“The New Capital”
This show seemed to promise more than it delivered, though not from problems in structure or conception. Instead, its difficulties appeared intrinsic to the task of mapping an interesting but indefinable region in the relations between esthetics and culture.
Organized by Tricia Collins and Richard Milazzo, “The New Capital” drew together the very diverse work of some 16 artists. Its thesis concerned the role of photography (or, rather, of photomechanical reproduction) in this last fifth of the 20th century; rather than aping Walter Benjamin, it transmuted his theory into the contemporary vernacular, dealing with the reification of visual forms. Underlying it was a discourse on the progressive abstraction marking late capitalist society, an abstraction by which the characteristics of reproduction—most notably, its surfaces—acquire the force of values in and of themselves. Opaque, shimmering, and, paradoxically, dense, such superficial forms circulate according to the law of exchange that directs the commodity; as visual signifiers, they testify to a loss of meaning or content, since their referents (the forms reproduced) are absorbed into the hallucinating power of the impacted surface. This process, of course, mimes the arbitrary structure of language whose radical consequences were glimpsed at our century’s turn. Yet in “The New Capital” it is updated according to a commercial dynamic: logos, corporate slogans, and decontextualized language comprise a contemporary landscape, the environment of reified life.
The most impressive works here—those by Sarah Charlesworth, Vicky Alexander, Meyer Vaisman, and Peter Nagy—allude to this derooting of reference, and to the accompanying valorization of surface qualities.

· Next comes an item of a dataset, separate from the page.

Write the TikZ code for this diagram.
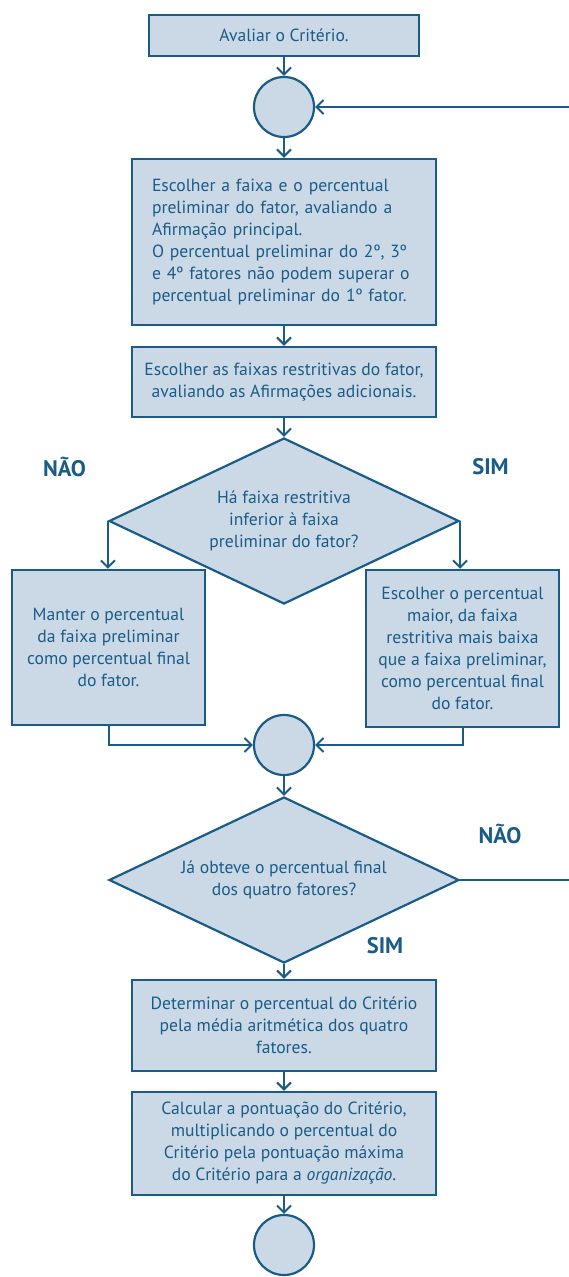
\documentclass[tikz,border=0pt]{standalone}
\usepackage{fontspec}
\setmainfont{PT Sans}
\usetikzlibrary{arrows.meta,shapes.geometric}
\definecolor{bd}{HTML}{1A5C88}
\definecolor{fl}{HTML}{CBD9E6}
\begin{document}
\begin{tikzpicture}[x=1pt,y=-1pt,
 box/.style={draw=bd, fill=fl, line width=2.4pt, text=bd, font=\fontsize{17.6}{22}\selectfont, align=center, inner sep=0pt},
 circ/.style={circle, draw=bd, fill=fl, line width=2.2pt, minimum size=60pt, inner sep=0pt},
 dia/.style={diamond, draw=bd, fill=fl, line width=2.2pt, text=bd, font=\fontsize{17.6}{22}\selectfont, align=center, inner sep=0pt, aspect=2.1, minimum width=350pt, minimum height=166pt},
 arr/.style={draw=bd, line width=2pt, -{Straight Barb[length=7pt,width=14pt,line width=2pt]}},
 ln/.style={draw=bd, line width=2pt},
 lbl/.style={text=bd, font=\fontsize{22.5}{24}\selectfont\bfseries}]
\useasboundingbox (0,0) rectangle (569,1277);

\node[box, minimum width=270pt, minimum height=41pt] (b1) at (284,35.5) {Avaliar o Critério.};
\node[circ] (c1) at (284,107) {};
\node[box, minimum width=304pt, minimum height=166pt, text width=264pt, align=left] (b2) at (284,242)
 {Escolher a faixa e o percentual\\preliminar do fator, avaliando a\\Afirmação principal.\\O percentual preliminar do 2º, 3º\\e 4º fatores não podem superar o\\percentual preliminar do 1º fator.};
\node[box, minimum width=304pt, minimum height=70pt] (b3) at (284,382)
 {Escolher as faixas restritivas do fator,\\avaliando as Afirmações adicionais.};
\node[dia] (d1) at (284,521) {Há faixa restritiva\\inferior à faixa\\preliminar do fator?};
\node[box, minimum width=193pt, minimum height=155pt] (b4) at (108.5,647.5)
 {Manter o percentual\\da faixa preliminar\\como percentual final\\do fator.};
\node[box, minimum width=193pt, minimum height=157pt] (b5) at (462.5,648.5)
 {Escolher o percentual\\maior, da faixa\\restritiva mais baixa\\que a faixa preliminar,\\como percentual final\\do fator.};
\node[circ] (c2) at (284,745) {};
\node[dia] (d2) at (284,880) {Já obteve o percentual final\\dos quatro fatores?};
\node[box, minimum width=304pt, minimum height=91pt] (b6) at (284,1025.5)
 {Determinar o percentual do Critério\\pela média aritmética dos quatro\\fatores.};
\node[box, minimum width=304pt, minimum height=103pt] (b7) at (284,1143.5)
 {Calcular a pontuação do Critério,\\multiplicando o percentual do\\Critério pela pontuação máxima\\do Critério para a \textit{organização}.};
\node[circ] (c3) at (284,1245) {};

\node[lbl] (n1) at (64.5,467) {NÃO};
\node[lbl] (s1) at (490.5,467) {SIM};
\node[lbl] (n2) at (500,834) {NÃO};
\node[lbl] (s2) at (385,946) {SIM};

\coordinate (r1) at (569,107);
\coordinate (r2) at (569,880);

\draw[arr] (b1) -- (c1);
\draw[arr] (r1) -- (c1);
\draw[arr] (c1) -- (b2);
\draw[arr] (b2) -- (b3);
\draw[arr] (b3) -- (d1);
\draw[arr] (d1.west) -- (d1.west |- b4.north);
\draw[arr] (d1.east) -- (d1.east |- b5.north);
\draw[arr] (b4.south) |- (c2.west);
\draw[arr] (b5.south) |- (c2.east);
\draw[arr] (c2) -- (d2);
\draw[ln] (d2.east) -- (r2);
\draw[arr] (d2) -- (b6);
\draw[arr] (b6) -- (b7);
\draw[arr] (b7) -- (c3);
\end{tikzpicture}
\end{document}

Figures, faces, and logos float free from sources, to live a subliminal afterlife as objectified sheen; in some cases (like Vaisman’s clock) they become functional objects, while elsewhere (in Nagy’s work) structures of meaning are transmuted into pattern. Yet these works also testify to other forces operative in material transformations, for their images are refashioned into icons. And, as the curators suggest, the fascination exerted by the emanations of these processes has a near-dictatorial role. It points to the product’s power in commercialized society, and it impels suspicion about the moving efficacy of effects. We are subservient to the image, swayed by the spectacle, mindless of the hollowness of its forms.
As I imply, such suggestive speculation inspires yearning for a more definitive statement. However, it should not be subsumed under the rubrics of categories or movements (as Collins and Milazzo tend to do, through references to “pictorial optimalism”). For the moment, such tentative exhibitions provide “valuable” indications of what emerges on the cultural edge.